Reputation system in BG is too simplistic to work well together with alignment, because it assumes that high reputation equals you being good, while low reputation means you are evil. As you said, it fails at nuances. Like; Edwin should be OK basking in the glory because he's prideful and it could help his own reputation (as a member of the praised company) or Korgan be fine with whatever you're doing as long as the money is flowing his way.
Precisely.
Systems failing mechanically is generally the problem of video games, but simply copying how tabletop DnD works is not going to cut it, considering the different level of interaction in cRPGs. That's why instead of talking about tabletop alignment system (which for some reason everybody is doing in this thread) the much better discussion would be: "How could you translate the alignment system to make it work - mechanically - in a computer game?".

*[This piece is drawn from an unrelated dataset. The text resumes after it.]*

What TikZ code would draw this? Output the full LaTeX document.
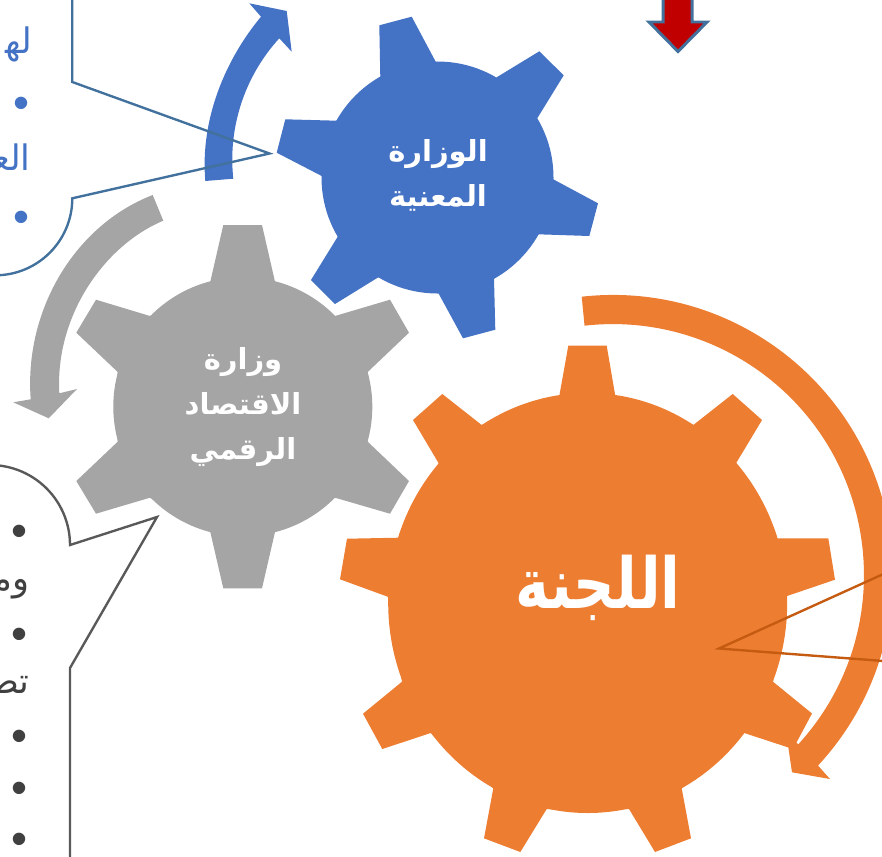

Alignment system buys you nothing in a vidya game. You probably want some programmatic way of simulating NPCs outlook for AI reasons, but that's something you never expose to the players directly. It's not part of your RPG system any more than the shaders you wrote are, and you don't want to hamfistedly imprint this kind of kludge on your entire worldbuilding.
And you don't need that in a tabletop either, because humans are naturally good at reasoning about people's motives and so on - to the point where your regular stone-age bare-assed tribes tend to first try to understand the world by populating the fuck out of it with spirits and shit and then explaining everything with their acts and motivations behind them.
You presumably have a pair of perfectly serviceable hands. And you do stuff with them. All sorts of stuff. They are pretty good at most of that too, I imagine.
But no, let's give you a pair of pliers. And now force you to do everything you'd do with your hands with those pliers. So, you want to type a response to this post? You use pliers. Play some FPS? Aim by holding your mouse with those pliers. Fix yourself a sandwich? Pliers. Drive a car? Pliers. Take a shit? You can use toilet paper, but you have to manipulate it solely with pliers. Fap? Fucking pliers.
Alignment system is those pliers.
The only part where this analogy breaks down is that there are tasks for which pliers are actually useful.